*Stated problem:* Give back exactly the lines from the beginning of the listing below to the line holding "err_lo = [-0.34, -0.63, 0.26, -0.16, 0.83, -1.15, -0.37]", both ends included; the pictures stay out.
==== Source material ====
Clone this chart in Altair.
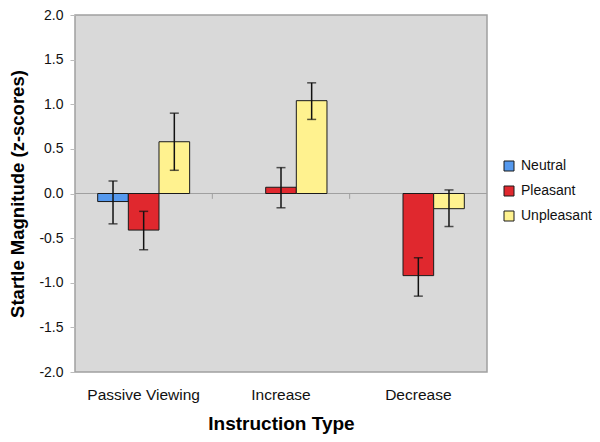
import altair as alt
import pandas as pd

instructions = ["Passive Viewing", "Passive Viewing", "Passive Viewing",
                "Increase", "Increase",
                "Decrease", "Decrease"]
conditions = ["Neutral", "Pleasant", "Unpleasant",
              "Pleasant", "Unpleasant",
              "Pleasant", "Unpleasant"]
means = [-0.09, -0.41, 0.58, 0.07, 1.04, -0.92, -0.17]
err_hi = [0.14, -0.20, 0.90, 0.29, 1.24, -0.72, 0.04]
err_lo = [-0.34, -0.63, 0.26, -0.16, 0.83, -1.15, -0.37]

cat_order = ["Passive Viewing", "Increase", "Decrease"]
cond_order = ["Neutral", "Pleasant", "Unpleasant"]
cond_colors = ["#5599ee", "#e0282e", "#fff28f"]
y_ticks = [-2, -1.5, -1, -0.5, 0, 0.5, 1, 1.5, 2]
boundary_cats = ["Increase", "Decrease"]

df = pd.DataFrame({"instr": instructions, "cond": conditions, "mean": means,
                   "hi": err_hi, "lo": err_lo})
bdf = pd.DataFrame({"instr": boundary_cats})

FONT = "Liberation Sans"

x_axis = alt.Axis(title="Instruction Type", labelAngle=0, labelFontSize=15.5,
                  labelFont=FONT, labelColor="#111", labelPadding=15,
                  titleFont=FONT, titleFontSize=19, titleFontWeight="bold",
                  titleColor="#000", titlePadding=12, ticks=False, domain=False)
x_scale = alt.Scale(domain=cat_order, paddingInner=0.0, paddingOuter=0.0)


def make_x(**kw):
    return alt.X("instr:N", sort=cat_order, scale=x_scale, axis=x_axis, **kw)


xo = alt.XOffset("cond:N", sort=cond_order,
                 scale=alt.Scale(domain=cond_order, paddingInner=0, paddingOuter=0.74))
y = alt.Y("mean:Q", scale=alt.Scale(domain=[-2, 2], nice=False),
          axis=alt.Axis(title="Startle Magnitude (z-scores)", values=y_ticks,
                        format=".1f", labelExpr="replace(datum.label, '\u2212', '-')",
                        labelFontSize=14, labelFont=FONT, labelColor="#111",
                        labelPadding=7, ticks=True, tickSize=5, tickColor="#bbbbbb",
                        domain=False,
                        titleFont=FONT, titleFontSize=18.5, titleFontWeight="bold",
                        titleColor="#000", titlePadding=11,
                        gridColor="#cacaca", gridWidth=1))

zero = alt.Chart(df).mark_rule(color="#a0a0a0", strokeWidth=1).encode(y=alt.datum(0))

btick = alt.Chart(bdf).mark_rule(color="#a0a0a0", strokeWidth=1).encode(
    x=make_x(bandPosition=0), y=alt.datum(0), y2=alt.datum(-0.06))

bars = alt.Chart(df).mark_bar(stroke="#1a1a1a", strokeWidth=1).encode(
    x=make_x(), xOffset=xo, y=y,
    color=alt.Color("cond:N", sort=cond_order,
                    scale=alt.Scale(domain=cond_order, range=cond_colors),
                    legend=alt.Legend(title=None, symbolType="square", symbolSize=100,
                                      symbolStrokeColor="#1a1a1a", symbolStrokeWidth=1,
                                      labelFont=FONT, labelFontSize=14, labelColor="#111",
                                      labelOffset=5, rowPadding=11,
                                      orient="none", legendX=427, legendY=144)),
)

rules = alt.Chart(df).mark_rule(color="#111", strokeWidth=1.5).encode(
    x=make_x(), xOffset=xo, y="lo:Q", y2="hi:Q")

caps_hi = alt.Chart(df).mark_tick(color="#111", thickness=1.5, size=9).encode(
    x=make_x(), xOffset=xo, y="hi:Q")
caps_lo = alt.Chart(df).mark_tick(color="#111", thickness=1.5, size=9).encode(
    x=make_x(), xOffset=xo, y="lo:Q")

chart = alt.layer(zero, btick, bars, rules, caps_hi, caps_lo).properties(
    width=412, height=357,
    autosize=alt.AutoSizeParams(type="none"),
    padding={"left": 67, "top": 7, "right": 105, "bottom": 62},
).configure_view(fill="#d9d9d9", stroke="#a0a0a0", strokeWidth=1.5)

chart.save("out.html", embed_options={"renderer": "svg", "actions": False})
====
*Written solution:*
Clone this chart in Altair.
import altair as alt
import pandas as pd

instructions = ["Passive Viewing", "Passive Viewing", "Passive Viewing",
                "Increase", "Increase",
                "Decrease", "Decrease"]
conditions = ["Neutral", "Pleasant", "Unpleasant",
              "Pleasant", "Unpleasant",
              "Pleasant", "Unpleasant"]
means = [-0.09, -0.41, 0.58, 0.07, 1.04, -0.92, -0.17]
err_hi = [0.14, -0.20, 0.90, 0.29, 1.24, -0.72, 0.04]
err_lo = [-0.34, -0.63, 0.26, -0.16, 0.83, -1.15, -0.37]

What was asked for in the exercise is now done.